Cheap renewable energy is changing the whole picture
Obviously, in the real world, Colorado can’t just turn a dial and switch its vehicle fleet to EVs, its residential furnaces to heat pumps, and its natural gas power plants to solar and wind. All of those things will require additional legislation and years of work. There will be political costs, opportunity costs, and transition costs along the way; it won’t be as smooth or efficient in practice as it looks in these graphs.
But if the core story — that Colorado’s cleanest choice is also its cheapest — seems too good to be true, it’s only because most people have failed to fully grasp how cheap clean energy has gotten, and how fast it’s getting cheaper.
Already in Colorado, wind+storage projects are bidding in at prices lower than the operational costs of existing coal plants in the state; solar+storage projects are cheaper than 75 percent of them. It costs less to shut the coal plants down and replace them than to keep them running.
And given the falling costs of energy storage, it’s increasingly possible to envision phasing out natural gas as well, which is why the biggest power utility operating in Colorado, Xcel Energy, recently committed to going 100 percent carbon-free by 2050.
Low-cost renewable energy has endless knock-on effects. Among other things, it means that it’s much, much cheaper to fuel a vehicle with electricity than it is to fuel it with gasoline or diesel. And it’s much cheaper over the long run to heat a building with an electric heat pump than it is to burn natural gas. A large-scale transition to electricity in those and other sectors will save consumers enormous amounts of money.
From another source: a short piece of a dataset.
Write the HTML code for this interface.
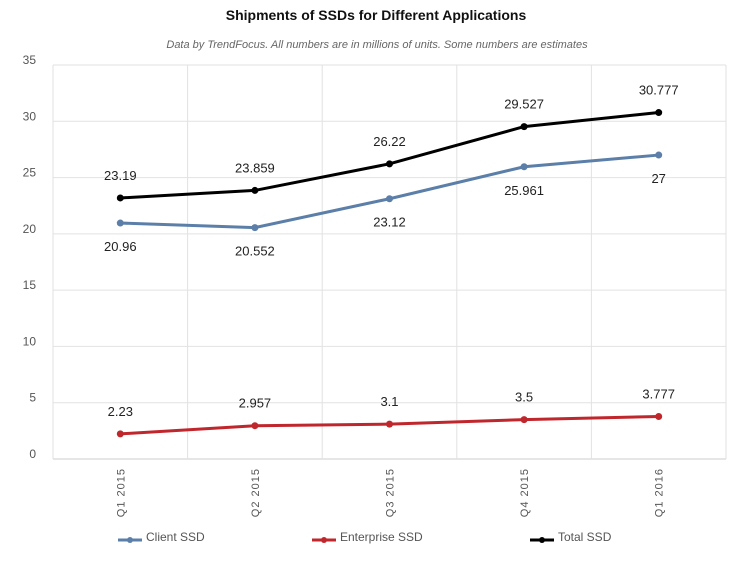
<!DOCTYPE html>
<html><head><meta charset="utf-8"><style>
body{margin:0;background:#fff;}
svg text{font-family:"Liberation Sans",sans-serif;}
</style></head><body>
<svg width="740" height="558" id="c">
<text x="376" y="20" text-anchor="middle" font-size="14" font-weight="bold" fill="#111">Shipments of SSDs for Different Applications</text>
<text x="377" y="48" text-anchor="middle" font-size="11" font-style="italic" fill="#666">Data by TrendFocus. All numbers are in millions of units. Some numbers are estimates</text>
<g id="grid"></g><g id="marks"></g>
</svg>
<script>
const categories=["Q1 2015","Q2 2015","Q3 2015","Q4 2015","Q1 2016"];
const clientSSD=[20.96,20.552,23.12,25.961,27];
const enterpriseSSD=[2.23,2.957,3.1,3.5,3.777];
const totalSSD=[23.19,23.859,26.22,29.527,30.777];
const clientLabels=["20.96","20.552","23.12","25.961","27"];
const enterpriseLabels=["2.23","2.957","3.1","3.5","3.777"];
const totalLabels=["23.19","23.859","26.22","29.527","30.777"];
const yTicks=[0,5,10,15,20,25,30,35];
const NS="http://www.w3.org/2000/svg";
const L=53,R=726,T=65,B=459,yMax=35;
const bw=(R-L)/categories.length;
const x=i=>L+bw*(i+0.5);
const y=v=>B-(v/yMax)*(B-T);
const grid=document.getElementById('grid'),marks=document.getElementById('marks');
function mk(p,tag,a,txt){const e=document.createElementNS(NS,tag);for(const k in a)e.setAttribute(k,a[k]);if(txt!=null)e.textContent=txt;p.appendChild(e);return e;}
yTicks.forEach(t=>{
 const g=mk(grid,'line',{x1:L,x2:R,y1:y(t),y2:y(t),stroke:t===0?'#ccc':'#e2e2e2','stroke-width':1});
 
 
 const l=mk(grid,'text',{x:36,y:y(t)-1,'text-anchor':'end','font-size':12,fill:'#555'},t);
 
 
});
for(let i=0;i<=categories.length;i++){
 const g=mk(grid,'line',{x1:L+bw*i,x2:L+bw*i,y1:T,y2:B,stroke:'#e2e2e2','stroke-width':1});
 
 
}
categories.forEach((c,i)=>{
 const t=mk(grid,'text',{transform:`translate(${x(i)+4},468) rotate(-90)`,'text-anchor':'end','font-size':11,fill:'#555','letter-spacing':'1'},c);
 
 
});
function series(vals,labels,color,name,labelAbove){
 const p=mk(marks,'polyline',{points:vals.map((v,i)=>x(i)+','+y(v)).join(' '),fill:'none',stroke:color,'stroke-width':3});
 
 
 vals.forEach((v,i)=>{
  const d=mk(marks,'circle',{cx:x(i),cy:y(v),r:3.5,fill:color});
  
  
  const t=mk(marks,'text',{x:x(i),y:labelAbove?y(v)-18:y(v)+28,'text-anchor':'middle','font-size':13,fill:'#222'},labels[i]);
  
  
 });
}
series(clientSSD,clientLabels,'#5b7fa8','client-ssd',false);
series(enterpriseSSD,enterpriseLabels,'#c0272d','enterprise-ssd',true);
series(totalSSD,totalLabels,'#000','total-ssd',true);
const legend=[["Client SSD",'#5b7fa8',118],["Enterprise SSD",'#c0272d',312],["Total SSD",'#000',530]];
legend.forEach(([n,c,lx])=>{
 const g=mk(marks,'g',{});
 
 
 mk(g,'line',{x1:lx,x2:lx+24,y1:540,y2:540,stroke:c,'stroke-width':3});
 mk(g,'circle',{cx:lx+12,cy:540,r:3,fill:c});
 mk(g,'text',{x:lx+28,y:541,'font-size':12,fill:'#555'},n);
});
</script>
</body></html>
What Clack’s modeling shows is that it is possible to engineer such a transition while still providing reliable, low-cost electricity to everyone in the state. There is no technical barrier, no need for an entirely new grid, no need to wait on new technologies. The main barriers now, in Colorado as in so many other places across the globe, are social and political. The tools are at hand. All that’s needed are will and courage.